4) Claiming EEA safeguard measures can provide us with the same sovereignty over immigration control as a third country. The best rebuttal of this I have seen is an article by Christian Stensrund for Civitas .The EU have been crystal clear regarding the indivisibility of the four freedoms. If the EU wanted to soften this line to accommodate Britain, they would have done so during the negotiations with David Cameron. Even if the claim were true, by itself this does not make EFTA EEA superior to a third country option.

5) EFTA EEA allows Britain to pursue its own trade policy. This is true for tariffs, but lack of regulatory freedom would prevent Britain from negotiating on regulations and non-tariff barriers with third countries - which is where the value of modern free trade agreements lies. EEA Protocol 12 exemplifies this - the EU has sole initiative to negotiate Mutual Recognition Agreements (MRAs) - EFTA EEA states can only make parallel agreements harmonised with the EU MRAs.

I could (and probably will in subsequent posts) go into much more detail on why the case for EFTA EEA is flawed and disingenuous. But I will end this post by emphasising that far from there being no mandate to leave the single market, there is in fact no mandate for the single market. It is for those proposing EFTA EEA to make a compelling case as to the advantages of a permanent EFTA EEA settlement - something they have singularly failed to do so far.


  1. Another key point is that retaining EEA / Single market membership is not an option legally. UK might be well able to seamlessly transition to it, but only by applying to join EFTA and getting EU/EEA approval, as I understand. So it's not a given, and leaving the EU does literally mean leaving the SM (and EUCU).

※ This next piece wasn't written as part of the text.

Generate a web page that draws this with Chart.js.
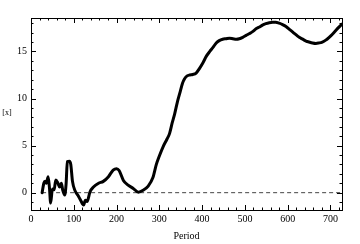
<!DOCTYPE html>
<html>
<head>
<meta charset="utf-8">
<script src="https://cdn.jsdelivr.net/npm/chart.js@4.4.1/dist/chart.umd.min.js"></script>
<style>
  html, body { margin: 0; padding: 0; background: #fff; }
  #wrap { width: 360px; height: 244px; }
</style>
</head>
<body>
<div id="wrap"><canvas id="PeriodChart"></canvas></div>
<script>
const periods = [26, 30, 33, 36, 40, 43, 46, 50, 54, 58, 63, 67, 71, 74, 79, 82, 85, 90, 93, 97,
    103, 110, 116, 123, 127, 131, 138, 146, 158, 169, 181, 192, 200, 206, 216, 227, 239, 251, 262, 274,
    285, 293, 300, 309, 318, 324, 330, 336, 342, 348, 354, 359, 365, 371, 378, 386, 394, 402, 410, 418,
    425, 433, 440, 448, 456, 464, 472, 480, 487, 495, 503, 511, 518, 526, 534, 541, 549, 557, 565, 572,
    580, 588, 596, 604, 612, 620, 627, 635, 643, 650, 658, 666, 673, 681, 689, 697, 704, 712, 718, 727];
const values = [0.0, 1.0, 1.2, 1.0, 1.7, 0.6, -1.1, 0.4, 0.3, 1.35, 1.0, 0.6, 1.0, 0.3, -0.25, 0.9, 3.3, 3.35, 3.0, 1.2,
    0.2, -0.3, -0.8, -1.3, -0.8, -0.95, 0.1, 0.6, 1.0, 1.2, 1.7, 2.4, 2.55, 2.35, 1.3, 0.8, 0.45, 0.05, 0.25, 0.7,
    1.6, 3.0, 3.9, 4.9, 5.7, 6.3, 7.4, 8.4, 9.6, 10.6, 11.6, 12.1, 12.4, 12.5, 12.55, 12.7, 13.2, 13.8, 14.5, 15.0,
    15.4, 15.9, 16.15, 16.3, 16.35, 16.4, 16.35, 16.3, 16.35, 16.5, 16.7, 16.9, 17.1, 17.4, 17.6, 17.8, 17.95, 18.05, 18.1, 18.1,
    18.0, 17.85, 17.65, 17.35, 17.05, 16.75, 16.5, 16.3, 16.1, 16.0, 15.9, 15.85, 15.9, 16.0, 16.2, 16.5, 16.8, 17.2, 17.5, 17.9];
const baselinePeriods = [26, 727];
const baselineValues = [0, 0];
const xTicks = [0, 100, 200, 300, 400, 500, 600, 700];
const yTicks = [0, 5, 10, 15];
const xLabel = 'Period';
const yLabel = '[x]';

const serif = '"Liberation Serif", "DejaVu Serif", serif';

// frame + inward ticks, Mathematica style
const frameTicks = {
    id: 'frameTicks',
    afterDraw(chart) {
        const { ctx, chartArea: a, scales: { x, y } } = chart;
        ctx.save();
        ctx.strokeStyle = '#000';
        ctx.lineWidth = 1;
        ctx.strokeRect(Math.round(a.left) + 0.5, Math.round(a.top) + 0.5,
            Math.round(a.right - a.left), Math.round(a.bottom - a.top));
        ctx.beginPath();
        for (let v = 0; v <= x.max; v += 20) {
            const px = Math.round(x.getPixelForValue(v)) + 0.5;
            const len = v % 100 === 0 ? 5 : 2.5;
            ctx.moveTo(px, a.bottom); ctx.lineTo(px, a.bottom - len);
            ctx.moveTo(px, a.top); ctx.lineTo(px, a.top + len);
        }
        for (let v = Math.ceil(y.min); v <= y.max; v += 1) {
            const py = Math.round(y.getPixelForValue(v)) + 0.5;
            const len = v % 5 === 0 ? 5 : 2.5;
            ctx.moveTo(a.left, py); ctx.lineTo(a.left + len, py);
            ctx.moveTo(a.right, py); ctx.lineTo(a.right - len, py);
        }
        ctx.stroke();
        ctx.fillStyle = '#000';
        ctx.font = '8px ' + serif;
        ctx.textAlign = 'center';
        ctx.textBaseline = 'middle';
        ctx.fillText(yLabel, 7, 113);
        ctx.restore();
    }
};

new Chart(document.getElementById('PeriodChart').getContext('2d'), {
    type: 'line',
    data: {
        datasets: [
            {
                data: periods.map((p, i) => ({ x: p, y: values[i] })),
                borderColor: '#000',
                borderWidth: 3,
                pointRadius: 0,
                cubicInterpolationMode: 'monotone',
                borderJoinStyle: 'round',
                borderCapStyle: 'round'
            },
            {
                data: baselinePeriods.map((p, i) => ({ x: p, y: baselineValues[i] })),
                borderColor: '#444',
                borderWidth: 1,
                borderDash: [4, 3],
                pointRadius: 0
            }
        ]
    },
    options: {
        responsive: true,
        maintainAspectRatio: false,
        animation: false,
        events: [],
        layout: { padding: { top: 18, right: 18, left: 0, bottom: 0 } },
        plugins: { legend: { display: false }, tooltip: { enabled: false } },
        scales: {
            x: {
                type: 'linear',
                min: 0,
                max: 727,
                afterBuildTicks: s => { s.ticks = xTicks.map(v => ({ value: v })); },
                afterFit: s => { s.height = 34; },
                grid: { display: false, drawTicks: false },
                border: { display: false },
                ticks: { color: '#000', font: { family: serif, size: 10 }, padding: 3, maxRotation: 0 },
                title: { display: true, text: xLabel, color: '#000', font: { family: serif, size: 10 }, padding: { top: 0, bottom: 2 } }
            },
            y: {
                min: -1.84,
                max: 18.55,
                afterBuildTicks: s => { s.ticks = yTicks.map(v => ({ value: v })); },
                afterFit: s => { s.width = 31; },
                grid: { display: false, drawTicks: false },
                border: { display: false },
                ticks: { color: '#000', font: { family: serif, size: 10 }, padding: 4 }
            }
        }
    },
    plugins: [frameTicks]
});
</script>
</body>
</html>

    Whilst this may be seen as a technicality, it reinforces the lack of mandate for it and the need for its supporters to make the positive case to join EFTA/EEA.

    Plus, depending on the depth and complexity of the EFTA/EEA commitment, the upward devolution of legislative powers, and in coming so soon after an EU m'ship vote - there's a strong case that joining EFTA/EEA should need its own referendum...

  2. I cocncur with your understanding that we would have to first leave EU/EEA and then apply to re-join EFTA and EEA. I also fully agree that it is for EFTA EEA supporters to make the case *for* this option, rather than trying to argue we haven't committed to leaving EEA.